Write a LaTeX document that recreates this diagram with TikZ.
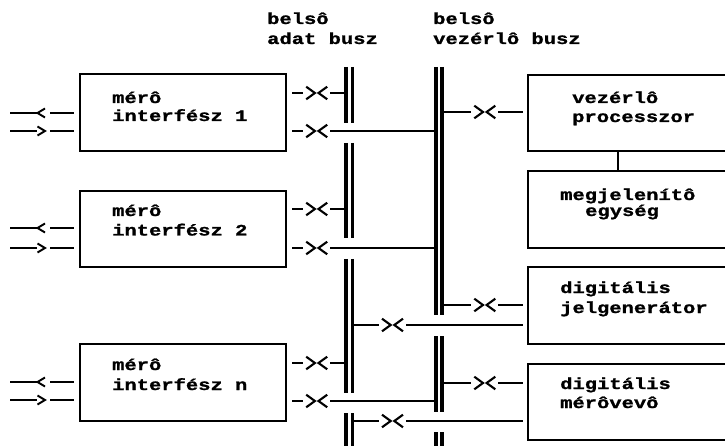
\documentclass[tikz,border=0pt]{standalone}
\usepackage{fontspec}
\newfontfamily\lblfont{Liberation Mono}[FakeStretch=1.28, BoldFeatures={FakeBold=1.2}]
\begin{document}
\begin{tikzpicture}[x=1pt,y=-1pt,
  box/.style={draw, rectangle, line width=2.2pt, inner sep=0pt, outer sep=0pt},
  busnode/.style={rectangle, inner sep=0pt, outer sep=0pt},
  wire/.style={line width=1.6pt},
  busline/.style={line width=3.2pt},
  lbl/.style={anchor=base west, inner sep=0pt, font=\lblfont\bfseries\fontsize{16}{16}\selectfont},
  % plug-and-socket symbol  ><  laid over a wire
  plug/.pic={
    \fill[white] (-13.5,-2.2) rectangle (13.5,2.2);
    \draw[line width=2.1pt] (-10.5,-6.3) -- (-1.8,0) -- (-10.5,6.3)
                            (10.5,-6.3) -- (1.8,0) -- (10.5,6.3);
  },
  % small input / output arrows on the external lines
  inarrow/.pic={
    \fill[white] (-6.5,-2.2) rectangle (6.5,2.2);
    \draw[line width=1.9pt] (2,-4.5) -- (-5.5,0) -- (2,4.5);
  },
  outarrow/.pic={
    \fill[white] (-6.5,-2.2) rectangle (6.5,2.2);
    \draw[line width=1.9pt] (-5.5,-4.5) -- (2,0) -- (-5.5,4.5);
  },
]
\useasboundingbox (0,0) rectangle (725,446);
\clip (0,0) rectangle (725,446);

% ---- interface boxes on the left
\node[box, minimum width=206pt, minimum height=77pt] (mi1) at (183,112.5) {};
\node[box, minimum width=206pt, minimum height=76pt] (mi2) at (183,229) {};
\node[box, minimum width=206pt, minimum height=77pt] (mi3) at (183,382.5) {};

% ---- units on the right (they run past the right edge)
\node[box, minimum width=242pt, minimum height=76pt] (proc) at (649,113) {};
\node[box, minimum width=242pt, minimum height=77pt] (disp) at (649,209.5) {};
\node[box, minimum width=242pt, minimum height=77pt] (gen)  at (649,305.5) {};
\node[box, minimum width=242pt, minimum height=76pt] (rcv)  at (649,402) {};

% ---- the two internal buses (outline nodes, drawn as double bars)
\node[busnode, minimum width=9.5pt, minimum height=393pt] (dbus) at (349.25,263.5) {};
\node[busnode, minimum width=9pt, minimum height=393pt] (cbus) at (439,263.5) {};
\foreach \a/\b in {67/123, 143/238, 259/393, 413/460}
  \draw[busline] (346,\a) -- (346,\b) (352.5,\a) -- (352.5,\b);
\foreach \a/\b in {67/315, 336/412, 432/460}
  \draw[busline] (436,\a) -- (436,\b) (442,\a) -- (442,\b);

% ---- bus titles
\node[lbl] (t1a) at (267,24) {belsô};
\node[lbl] (t1b) at (267,44) {adat busz};
\node[lbl] (t2a) at (433,24) {belsô};
\node[lbl] (t2b) at (433,44) {vezérlô busz};

% ---- box texts
\node[lbl] (l1a) at (112,103) {mérô};
\node[lbl] (l1b) at (112,121) {interfész 1};
\node[lbl] (l2a) at (112,216) {mérô};
\node[lbl] (l2b) at (112,235.5) {interfész 2};
\node[lbl] (l3a) at (112,370) {mérô};
\node[lbl] (l3b) at (112,390) {interfész n};
\node[lbl] (lpa) at (572,103) {vezérlô};
\node[lbl] (lpb) at (572,122) {processzor};
\node[lbl] (lda) at (560,200) {megjelenítô};
\node[lbl] (ldb) at (585,216) {egység};
\node[lbl] (lga) at (560,293) {digitális};
\node[lbl] (lgb) at (560,313) {jelgenerátor};
\node[lbl] (lra) at (560,389) {digitális};
\node[lbl] (lrb) at (560,408) {mérôvevô};

% ---- external lines into the interface boxes
\foreach \bx/\yi/\yo in {mi1/113/131, mi2/228/248, mi3/382/400}{
  \coordinate (\bx-in)  at (10,\yi);
  \coordinate (\bx-out) at (10,\yo);
  \draw[wire, shorten >=6pt] (\bx-in)  -- (\bx.west |- 0,\yi);
  \draw[wire, shorten >=6pt] (\bx-out) -- (\bx.west |- 0,\yo);
  \pic at (43,\yi) {inarrow};
  \pic at (43,\yo) {outarrow};
}

% ---- interface boxes to the data bus and to the control bus
\foreach \bx/\yd/\yc in {mi1/93/131, mi2/209/248, mi3/363/401}{
  \draw[wire, shorten <=6pt] (\bx.east |- 0,\yd) -- (dbus.west |- 0,\yd);
  \draw[wire, shorten <=6pt] (\bx.east |- 0,\yc) -- (cbus.west |- 0,\yc);
  \pic at (316.7,\yd) {plug};
  \pic at (316.7,\yc) {plug};
}

% ---- data bus to the digital units
\draw[wire, shorten >=5pt] (dbus.east |- 0,325) -- (gen.west |- 0,325);
\pic at (392.5,325) {plug};
\draw[wire, shorten >=5pt] (dbus.east |- 0,421) -- (rcv.west |- 0,421);
\pic at (392.5,421) {plug};

% ---- control bus to the right-hand units
\foreach \bx/\y in {proc/112, gen/305, rcv/383}{
  \draw[wire, shorten >=5pt] (cbus.east |- 0,\y) -- (\bx.west |- 0,\y);
  \pic at (484.8,\y) {plug};
}

% ---- processor to display unit
\draw[line width=2.2pt] (proc.south -| 618,0) -- (disp.north -| 618,0);
\end{tikzpicture}
\end{document}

Problem details: Write out again, exactly, the lines from the start of the listing up to the line containing "(442,\a) -- (442,\b);", with both ends and without pictures.

Result below:
Write a LaTeX document that recreates this diagram with TikZ.
\documentclass[tikz,border=0pt]{standalone}
\usepackage{fontspec}
\newfontfamily\lblfont{Liberation Mono}[FakeStretch=1.28, BoldFeatures={FakeBold=1.2}]
\begin{document}
\begin{tikzpicture}[x=1pt,y=-1pt,
  box/.style={draw, rectangle, line width=2.2pt, inner sep=0pt, outer sep=0pt},
  busnode/.style={rectangle, inner sep=0pt, outer sep=0pt},
  wire/.style={line width=1.6pt},
  busline/.style={line width=3.2pt},
  lbl/.style={anchor=base west, inner sep=0pt, font=\lblfont\bfseries\fontsize{16}{16}\selectfont},
  % plug-and-socket symbol  ><  laid over a wire
  plug/.pic={
    \fill[white] (-13.5,-2.2) rectangle (13.5,2.2);
    \draw[line width=2.1pt] (-10.5,-6.3) -- (-1.8,0) -- (-10.5,6.3)
                            (10.5,-6.3) -- (1.8,0) -- (10.5,6.3);
  },
  % small input / output arrows on the external lines
  inarrow/.pic={
    \fill[white] (-6.5,-2.2) rectangle (6.5,2.2);
    \draw[line width=1.9pt] (2,-4.5) -- (-5.5,0) -- (2,4.5);
  },
  outarrow/.pic={
    \fill[white] (-6.5,-2.2) rectangle (6.5,2.2);
    \draw[line width=1.9pt] (-5.5,-4.5) -- (2,0) -- (-5.5,4.5);
  },
]
\useasboundingbox (0,0) rectangle (725,446);
\clip (0,0) rectangle (725,446);

% ---- interface boxes on the left
\node[box, minimum width=206pt, minimum height=77pt] (mi1) at (183,112.5) {};
\node[box, minimum width=206pt, minimum height=76pt] (mi2) at (183,229) {};
\node[box, minimum width=206pt, minimum height=77pt] (mi3) at (183,382.5) {};

% ---- units on the right (they run past the right edge)
\node[box, minimum width=242pt, minimum height=76pt] (proc) at (649,113) {};
\node[box, minimum width=242pt, minimum height=77pt] (disp) at (649,209.5) {};
\node[box, minimum width=242pt, minimum height=77pt] (gen)  at (649,305.5) {};
\node[box, minimum width=242pt, minimum height=76pt] (rcv)  at (649,402) {};

% ---- the two internal buses (outline nodes, drawn as double bars)
\node[busnode, minimum width=9.5pt, minimum height=393pt] (dbus) at (349.25,263.5) {};
\node[busnode, minimum width=9pt, minimum height=393pt] (cbus) at (439,263.5) {};
\foreach \a/\b in {67/123, 143/238, 259/393, 413/460}
  \draw[busline] (346,\a) -- (346,\b) (352.5,\a) -- (352.5,\b);
\foreach \a/\b in {67/315, 336/412, 432/460}
  \draw[busline] (436,\a) -- (436,\b) (442,\a) -- (442,\b);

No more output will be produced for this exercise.